# WHAT IS REQUIRED
Transcribe every entry below word for word, but skip the pictures.
====== RECORD LIST
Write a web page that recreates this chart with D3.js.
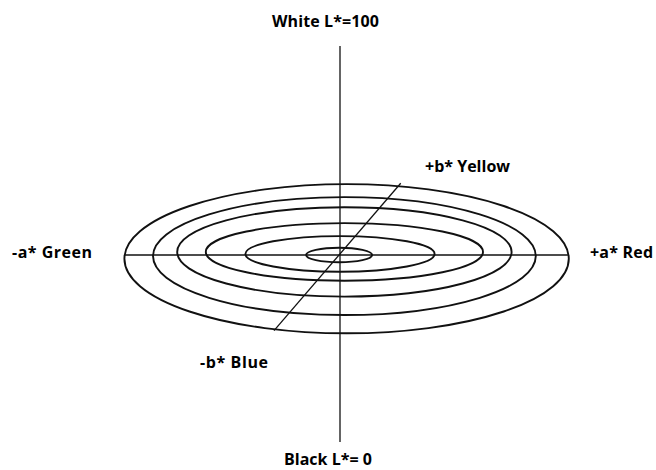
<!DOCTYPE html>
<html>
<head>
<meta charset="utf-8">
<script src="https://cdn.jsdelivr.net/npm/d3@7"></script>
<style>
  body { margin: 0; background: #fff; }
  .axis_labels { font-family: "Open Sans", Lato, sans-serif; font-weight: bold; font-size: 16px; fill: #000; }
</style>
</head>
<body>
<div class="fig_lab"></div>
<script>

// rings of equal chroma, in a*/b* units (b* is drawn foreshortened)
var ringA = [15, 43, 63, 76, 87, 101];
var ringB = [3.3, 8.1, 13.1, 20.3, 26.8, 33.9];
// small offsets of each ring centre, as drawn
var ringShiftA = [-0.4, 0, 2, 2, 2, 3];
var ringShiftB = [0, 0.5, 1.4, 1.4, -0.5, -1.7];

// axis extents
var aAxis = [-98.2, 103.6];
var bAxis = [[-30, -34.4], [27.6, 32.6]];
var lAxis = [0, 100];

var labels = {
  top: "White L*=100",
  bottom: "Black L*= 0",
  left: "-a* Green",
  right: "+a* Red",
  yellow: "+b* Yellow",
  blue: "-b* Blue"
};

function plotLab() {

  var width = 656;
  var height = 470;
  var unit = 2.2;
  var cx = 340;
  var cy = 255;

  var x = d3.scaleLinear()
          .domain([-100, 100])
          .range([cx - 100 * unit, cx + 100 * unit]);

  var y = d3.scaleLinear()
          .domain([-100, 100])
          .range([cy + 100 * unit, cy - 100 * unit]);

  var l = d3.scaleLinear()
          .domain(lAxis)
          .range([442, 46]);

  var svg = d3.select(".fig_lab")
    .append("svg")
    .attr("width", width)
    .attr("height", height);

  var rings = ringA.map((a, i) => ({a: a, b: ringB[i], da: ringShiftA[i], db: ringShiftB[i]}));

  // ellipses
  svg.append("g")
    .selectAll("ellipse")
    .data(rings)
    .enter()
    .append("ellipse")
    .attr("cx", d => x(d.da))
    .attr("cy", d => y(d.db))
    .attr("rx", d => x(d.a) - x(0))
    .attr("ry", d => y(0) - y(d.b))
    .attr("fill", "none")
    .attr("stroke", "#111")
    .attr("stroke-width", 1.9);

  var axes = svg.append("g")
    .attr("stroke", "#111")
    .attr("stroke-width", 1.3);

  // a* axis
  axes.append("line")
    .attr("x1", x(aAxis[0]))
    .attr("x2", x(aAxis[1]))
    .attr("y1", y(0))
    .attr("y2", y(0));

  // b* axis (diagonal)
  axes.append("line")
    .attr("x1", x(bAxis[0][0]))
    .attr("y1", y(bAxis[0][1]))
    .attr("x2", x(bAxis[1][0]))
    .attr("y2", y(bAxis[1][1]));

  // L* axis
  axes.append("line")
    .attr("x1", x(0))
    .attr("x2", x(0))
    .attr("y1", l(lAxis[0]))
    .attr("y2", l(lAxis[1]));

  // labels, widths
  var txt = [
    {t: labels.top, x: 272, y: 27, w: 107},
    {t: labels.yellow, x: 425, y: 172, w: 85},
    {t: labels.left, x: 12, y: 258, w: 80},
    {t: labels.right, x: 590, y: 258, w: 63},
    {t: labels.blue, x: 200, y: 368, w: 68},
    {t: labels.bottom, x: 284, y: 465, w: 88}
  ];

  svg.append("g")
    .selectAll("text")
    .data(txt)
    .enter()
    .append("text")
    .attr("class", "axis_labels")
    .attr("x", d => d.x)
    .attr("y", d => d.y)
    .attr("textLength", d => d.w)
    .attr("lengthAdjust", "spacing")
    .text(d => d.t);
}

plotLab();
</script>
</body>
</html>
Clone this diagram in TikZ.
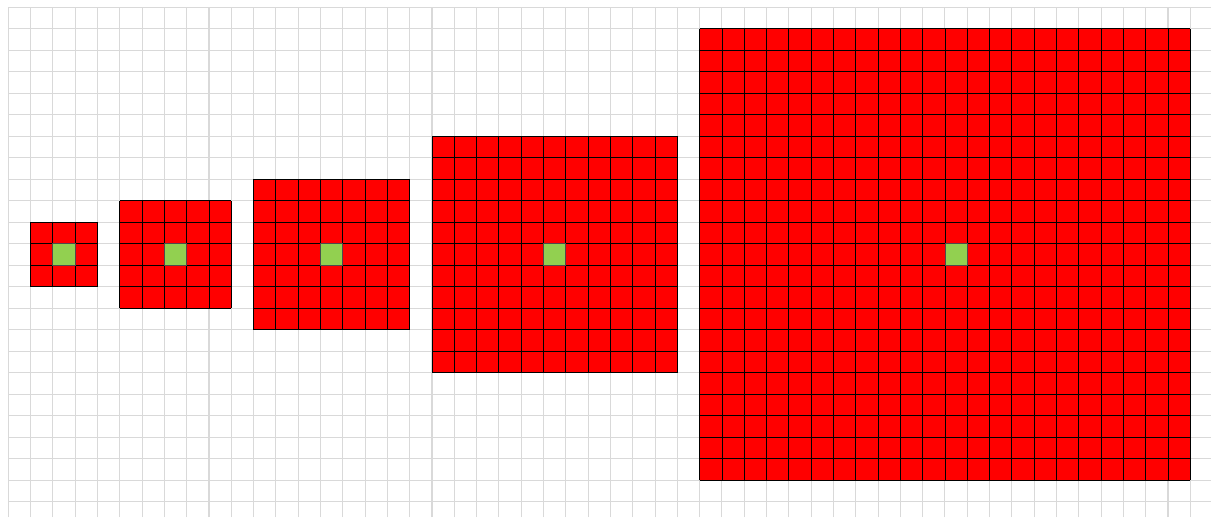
============
# FINISHED TASK
Write a web page that recreates this chart with D3.js.
<!DOCTYPE html>
<html>
<head>
<meta charset="utf-8">
<script src="https://cdn.jsdelivr.net/npm/d3@7"></script>
<style>
  body { margin: 0; background: #fff; }
  .axis_labels { font-family: "Open Sans", Lato, sans-serif; font-weight: bold; font-size: 16px; fill: #000; }
</style>
</head>
<body>
<div class="fig_lab"></div>
<script>

// rings of equal chroma, in a*/b* units (b* is drawn foreshortened)
var ringA = [15, 43, 63, 76, 87, 101];
var ringB = [3.3, 8.1, 13.1, 20.3, 26.8, 33.9];
// small offsets of each ring centre, as drawn
var ringShiftA = [-0.4, 0, 2, 2, 2, 3];
var ringShiftB = [0, 0.5, 1.4, 1.4, -0.5, -1.7];

// axis extents
var aAxis = [-98.2, 103.6];
var bAxis = [[-30, -34.4], [27.6, 32.6]];
var lAxis = [0, 100];

var labels = {
  top: "White L*=100",
  bottom: "Black L*= 0",
  left: "-a* Green",
  right: "+a* Red",
  yellow: "+b* Yellow",
  blue: "-b* Blue"
};

function plotLab() {

  var width = 656;
  var height = 470;
  var unit = 2.2;
  var cx = 340;
  var cy = 255;

  var x = d3.scaleLinear()
          .domain([-100, 100])
          .range([cx - 100 * unit, cx + 100 * unit]);

  var y = d3.scaleLinear()
          .domain([-100, 100])
          .range([cy + 100 * unit, cy - 100 * unit]);

  var l = d3.scaleLinear()
          .domain(lAxis)
          .range([442, 46]);

  var svg = d3.select(".fig_lab")
    .append("svg")
    .attr("width", width)
    .attr("height", height);

  var rings = ringA.map((a, i) => ({a: a, b: ringB[i], da: ringShiftA[i], db: ringShiftB[i]}));

  // ellipses
  svg.append("g")
    .selectAll("ellipse")
    .data(rings)
    .enter()
    .append("ellipse")
    .attr("cx", d => x(d.da))
    .attr("cy", d => y(d.db))
    .attr("rx", d => x(d.a) - x(0))
    .attr("ry", d => y(0) - y(d.b))
    .attr("fill", "none")
    .attr("stroke", "#111")
    .attr("stroke-width", 1.9);

  var axes = svg.append("g")
    .attr("stroke", "#111")
    .attr("stroke-width", 1.3);

  // a* axis
  axes.append("line")
    .attr("x1", x(aAxis[0]))
    .attr("x2", x(aAxis[1]))
    .attr("y1", y(0))
    .attr("y2", y(0));

  // b* axis (diagonal)
  axes.append("line")
    .attr("x1", x(bAxis[0][0]))
    .attr("y1", y(bAxis[0][1]))
    .attr("x2", x(bAxis[1][0]))
    .attr("y2", y(bAxis[1][1]));

  // L* axis
  axes.append("line")
    .attr("x1", x(0))
    .attr("x2", x(0))
    .attr("y1", l(lAxis[0]))
    .attr("y2", l(lAxis[1]));

  // labels, widths
  var txt = [
    {t: labels.top, x: 272, y: 27, w: 107},
    {t: labels.yellow, x: 425, y: 172, w: 85},
    {t: labels.left, x: 12, y: 258, w: 80},
    {t: labels.right, x: 590, y: 258, w: 63},
    {t: labels.blue, x: 200, y: 368, w: 68},
    {t: labels.bottom, x: 284, y: 465, w: 88}
  ];

  svg.append("g")
    .selectAll("text")
    .data(txt)
    .enter()
    .append("text")
    .attr("class", "axis_labels")
    .attr("x", d => d.x)
    .attr("y", d => d.y)
    .attr("textLength", d => d.w)
    .attr("lengthAdjust", "spacing")
    .text(d => d.t);
}

plotLab();
</script>
</body>
</html>
Clone this diagram in TikZ.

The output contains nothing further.